Летопись вложила в его уста следующее высказывание, обращенное к митрополиту Московскому Дионисию: «О преосвященный богомолец наш Дионисей митрополит всеа Руси. Божиим изволением прародители наши великие государи детей своих благословляли Российским царьством и великим княжеством. И отец наш блаженные памяти великий государь царь и великий князь Иван Васильевич всеа России самодержец оставль земное царьство и приим аггелский образ и отъиде на небесное царьство, а меня сына своего благословла великими государьствы Владимерским и Московским и Новгородским, и царьством Казанским и царьством Астороханьским и государством Псковским и великим княжением Смоленским и Тверьским и всеми гоударьствы всего Росиискаго царьствия. И велел мне на те великие государьства венчатися царьским венцом и диадимою по древнему нашему чину. И ты бы богомолец наш на то царьство и на великое княжение по Божий воли и по благословению отца нашего блаженные памяти великого государя царя и великого князя Ивана Васильевича всея великия Россия самодержца благословил и венчал царьским венцом и диадимою по древнему нашем царьском чину»{33}.[15] Конечно, сейчас трудно судить, сколь точно передано летописцем содержание монарших речей.
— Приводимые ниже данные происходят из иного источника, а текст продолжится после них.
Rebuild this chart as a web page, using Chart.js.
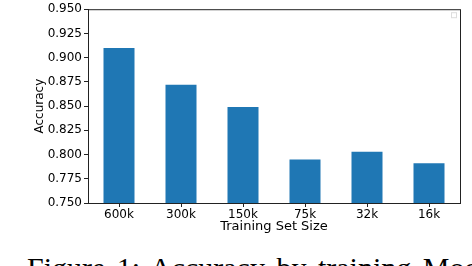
<!DOCTYPE html>
<html>
<head>
<meta charset="utf-8">
<script src="https://cdn.jsdelivr.net/npm/chart.js@4.4.0/dist/chart.umd.min.js"></script>
<style>
  html, body { margin: 0; padding: 0; background: #fff; }
  #wrap { position: relative; width: 472px; height: 266px; overflow: hidden; }
  #chart { position: absolute; left: 0; top: 0; }
  #caption {
    position: absolute; left: 27px; top: 253px;
    font-family: 'Liberation Serif', 'DejaVu Serif', serif;
    font-size: 30px; line-height: 30px; white-space: nowrap; color: #000;
    word-spacing: 4px;
  }
</style>
</head>
<body>
<div id="wrap">
  <canvas id="chart" width="472" height="240"></canvas>
  <div id="caption">Figure 1: Accuracy by training Model size</div>
</div>
<script>
// training set sizes and accuracy
const sizes = ['600k', '300k', '150k', '75k', '32k', '16k'];
const accuracy = [0.910, 0.872, 0.849, 0.795, 0.803, 0.791];
const yTicks = [0.750, 0.775, 0.800, 0.825, 0.850, 0.875, 0.900, 0.925, 0.950];

const BAR = '#1f77b4';
const FONT = 'DejaVu Sans';

// matplotlib style frame around plot area + empty legend box
const frame = {
    id: 'frame',
    afterDraw(chart) {
        const a = chart.chartArea;
        const ctx = chart.ctx;
        ctx.save();
        ctx.strokeStyle = '#222';
        ctx.lineWidth = 1;
        ctx.strokeRect(a.left + 0.5, a.top + 0.5, a.right - a.left, a.bottom - a.top);
        ctx.strokeStyle = '#ddd';
        ctx.strokeRect(a.right - 8.5, a.top + 3.5, 5, 5);
        ctx.restore();
    }
};

new Chart(document.getElementById('chart').getContext('2d'), {
    type: 'bar',
    data: {
        labels: sizes,
        datasets: [{
            data: accuracy,
            backgroundColor: BAR,
            borderWidth: 0,
            barPercentage: 0.5,
            categoryPercentage: 1.0
        }]
    },
    options: {
        responsive: false,
        devicePixelRatio: 1,
        animation: false,
        layout: { padding: { left: 0, right: 12, top: 7, bottom: 0 } },
        plugins: { legend: { display: false }, tooltip: { enabled: false } },
        scales: {
            x: {
                grid: { drawOnChartArea: false, offset: false, tickLength: 4, color: '#222' },
                border: { color: '#222' },
                ticks: { color: '#000', font: { family: FONT, size: 12 }, padding: 1, maxRotation: 0 },
                title: { display: true, text: 'Training Set Size', color: '#000', font: { family: FONT, size: 13 }, padding: { top: 0, bottom: 6 } },
                afterFit: (s) => { s.height = 37; }
            },
            y: {
                min: 0.75,
                max: 0.95,
                afterBuildTicks: (s) => { s.ticks = yTicks.map(v => ({ value: v })); },
                grid: { drawOnChartArea: false, tickLength: 4, color: '#222' },
                border: { color: '#222' },
                ticks: { color: '#000', font: { family: FONT, size: 12 }, padding: 2, callback: (v) => Number(v).toFixed(3) },
                title: { display: true, text: 'Accuracy', color: '#000', font: { family: FONT, size: 12 }, padding: { top: 33, bottom: 0 } },
                afterFit: (s) => { s.width = 88; }
            }
        }
    },
    plugins: [frame]
});
</script>
</body>
</html>
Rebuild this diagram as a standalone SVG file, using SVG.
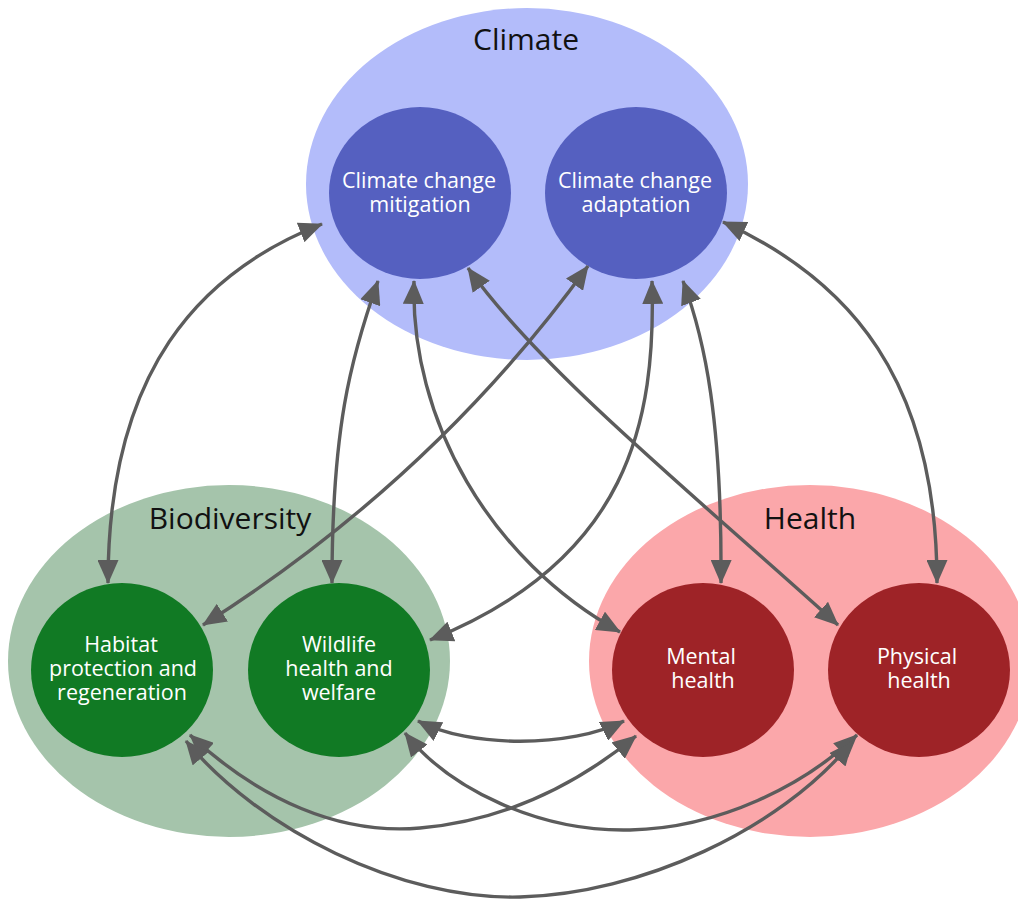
<svg xmlns="http://www.w3.org/2000/svg" width="1018" height="900" viewBox="0 0 1018 900">
<style>
  .title { font-family: "Open Sans", "Liberation Sans", sans-serif; font-size: 30px; fill: #111111; text-anchor: middle; }
  .label { font-family: "Open Sans", "Liberation Sans", sans-serif; font-size: 21.5px; fill: #ffffff; text-anchor: middle; }
  .conn { fill: none; stroke: #5c5c5c; stroke-width: 3.4; marker-start: url(#arrow); marker-end: url(#arrow); }
  .climate-bg { fill: #b3bcfa; }
  .climate-node { fill: #5560c0; }
  .bio-bg { fill: #a5c4ab; }
  .bio-node { fill: #117a24; }
  .health-bg { fill: #fba7aa; }
  .health-node { fill: #9e2327; }
</style>
<defs>
  <marker id="arrow" markerUnits="userSpaceOnUse" markerWidth="24" markerHeight="21" refX="23" refY="10.5" orient="auto-start-reverse" viewBox="0 0 24 21">
    <path d="M0,0 L24,10.5 L0,21 z" fill="#5c5c5c"/>
  </marker>
</defs>
<rect width="1018" height="900" fill="#ffffff"/>

<g id="climate-group">
  <ellipse class="climate-bg" cx="527" cy="184" rx="221" ry="176"/>
  <text class="title" x="526" y="50">Climate</text>
</g>
<g id="biodiversity-group">
  <ellipse class="bio-bg" cx="229" cy="661" rx="221" ry="176"/>
  <text class="title" x="230" y="529">Biodiversity</text>
</g>
<g id="health-group">
  <ellipse class="health-bg" cx="810" cy="661" rx="221" ry="176"/>
  <text class="title" x="810" y="529">Health</text>
</g>

<g id="node-mitigation">
  <ellipse class="climate-node" cx="420" cy="193" rx="91" ry="86"/>
  <text class="label" x="419" y="188">Climate change</text>
  <text class="label" x="420" y="212">mitigation</text>
</g>
<g id="node-adaptation">
  <ellipse class="climate-node" cx="636" cy="193" rx="91" ry="86"/>
  <text class="label" x="635" y="188">Climate change</text>
  <text class="label" x="636" y="212">adaptation</text>
</g>
<g id="node-habitat">
  <ellipse class="bio-node" cx="122" cy="670" rx="91" ry="87"/>
  <text class="label" x="121" y="652">Habitat</text>
  <text class="label" x="123" y="676">protection and</text>
  <text class="label" x="122" y="700">regeneration</text>
</g>
<g id="node-wildlife">
  <ellipse class="bio-node" cx="339" cy="670" rx="91" ry="87"/>
  <text class="label" x="339" y="652">Wildlife</text>
  <text class="label" x="339" y="676">health and</text>
  <text class="label" x="339" y="700">welfare</text>
</g>
<g id="node-mental">
  <ellipse class="health-node" cx="703" cy="670" rx="91" ry="87"/>
  <text class="label" x="701" y="664">Mental</text>
  <text class="label" x="703" y="688">health</text>
</g>
<g id="node-physical">
  <ellipse class="health-node" cx="919" cy="670" rx="91" ry="87"/>
  <text class="label" x="917" y="664">Physical</text>
  <text class="label" x="919" y="688">health</text>
</g>

<g id="connectors">
  <path class="conn" d="M322,224 C200,272 108,370 108,583"/>
  <path class="conn" d="M378,281 C350,360 332,430 332,583"/>
  <path class="conn" d="M414,281 C410,420 490,560 620,632"/>
  <path class="conn" d="M468,268 C540,370 700,500 838,625"/>
  <path class="conn" d="M588,266 C520,360 400,500 203,625"/>
  <path class="conn" d="M652,281 C656,420 630,560 430,640"/>
  <path class="conn" d="M683,281 C705,340 722,420 721,583"/>
  <path class="conn" d="M723,222 C850,280 937,380 937,583"/>
  <path class="conn" d="M418,721 C470,748 570,748 624,721"/>
  <path class="conn" d="M405,733 C450,790 540,832 630,830 S805,785 857,735"/>
  <path class="conn" d="M190,735 C260,800 340,835 420,828 S570,790 636,736"/>
  <path class="conn" d="M186,741 C260,830 400,900 520,897 S780,830 852,742"/>
</g>
</svg>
В летописных памятниках, не имеющих государственного происхождения, приводится несколько иной текст, хотя и близкий по смыслу[16]. И если даже все передано более или менее правильно, нет никакой уверенности в авторстве государя Федора Ивановича. Тот же митрополит Дионисий, кто-то из ученых монахов митрополичьего дома или некий книжник из числа приближенных Бориса Годунова могли подготовить текст выступления, как это делается и в наши дни. Но сам факт публичного выступления никаких сомнений не вызывает: англичанин Горсей, беспристрастный свидетель происходящего, также пишет о том, что царь прилюдно держал речь. Это можно считать твердо установленным фактом.
14
Между 1601 и 1608 годами, с перерывами.
15
Что касается слов о «древности» чина венчания на царство, то это, мягко говоря, преувеличение: первый и единственный обряд подобного рода произошел в 1547 г.
16
«Ведомо тебе отцу нашему и богомольцу, преосвященному Деонисию, митрополиту Московскому и всеа Руси, и вам, богомольцам нашим архиепископам и епископам, и всему освещенному собору, и вам, бояром нашим и окольничим, и всему синклиту нашего царьского величества, и всем православным християном, как по закону Божию и по преданию святых отец и по изложению нашея християнския веры от благочестиваго перваго християнского царя Константина и по нем бывших Устинияна и Феодосья Великих и прародителей наших российских царей и великих князей обычаев по преставлении благословляли на государства больших детей своих. По тому обычаю и блаженные памяти отец наш царь и великий князь Иван Васильевич всеа Руси, оставя земное царство, переселился в вечное блаженство, благословил на Владимирское и Московское государство с прележащими государствы меня, большаго сына своего, и нарек царем и великим князем всеа Руси. И тебе бы, отцу нашему и богомольцу Деонисию, митрополиту всеа России, со всем освященным собором нас благословити и молити Бога о всех нас, дабы Господь Бог во дни нашаго царствия устроил мир и тишину, и благоденствие, и преизобилие всякаго блага» (Московский летописец. С. 231).